Should You Raise Your Prices? (Spoiler: Probably.)

You ever finish a tattoo, count the cash, and think,
“Damn… that felt like way more work than what I charged.”

Yeah. That feeling? That’s your gut trying to have a conversation.

Raising your prices isn’t some mystical business milestone. It’s not reserved for when you hit 20K followers or get flown out for guest spots. It’s something you do when you realize the energy, time, and intention you’re putting in has outgrown what’s on your booking form.

But also—no one tells you when to do it. No one hands you a medal and says,
"You’ve earned the right to charge more now."

You’re supposed to figure it out on your own, between canceled appointments and back-to-back 8-hour banger sessions. So if you’re sitting in that weird space where you’re wondering if you should—here’s a little clarity.

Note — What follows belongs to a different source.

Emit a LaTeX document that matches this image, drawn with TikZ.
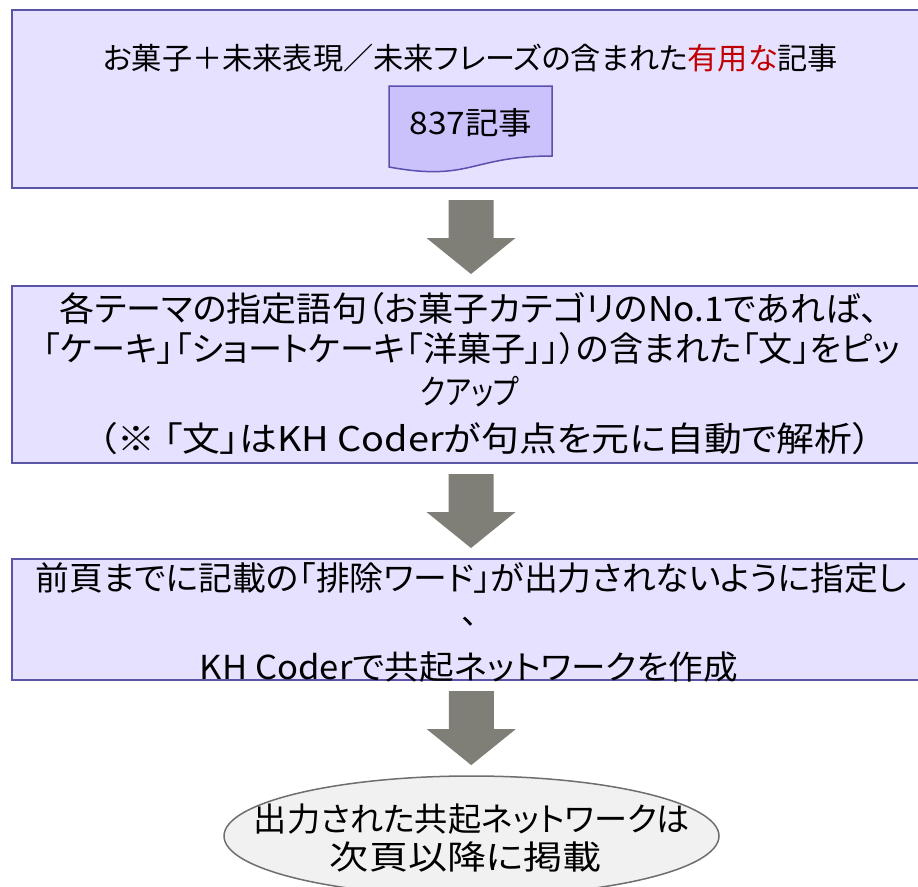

First sign: You're quietly annoyed at every client

When clients ask “how much for a half sleeve,” and your whole nervous system clenches? That’s probably not just about them. That’s probably resentment bubbling up because you’re giving more than you’re getting—and your body knows it.


Second sign: You're booked… but still broke

If you’re fully booked but still living appointment to appointment, it’s not a discipline issue. It’s probably a math issue. Raise your rates.


Third sign: You’ve leveled up your skill—but not your price

If your tattoos look nothing like they did a year ago and your client experience is smoother, cleaner, more dialed—your rates should reflect that. You can’t stay in 2010 prices forever. You’re not a beginner.


Here’s the part where most tattooers freeze

You don’t want to lose clients. You don’t want to sound full of yourself. You don’t want to become “that artist.”

But guess what? The clients who value you will adjust. The ones who don’t? They weren’t going to stick around long-term anyway.

Raising your prices doesn’t mean pricing people out. It means pricing in the reality of what it takes to do what you do without resenting it.

You’re not just tattooing. You’re emailing, prepping, designing, cleaning, managing your own brand, booking your own days, and still somehow trying to stay human. That costs something.

And if no one else has said it lately—
you’re allowed to charge enough to live a full life. Not just a booked one.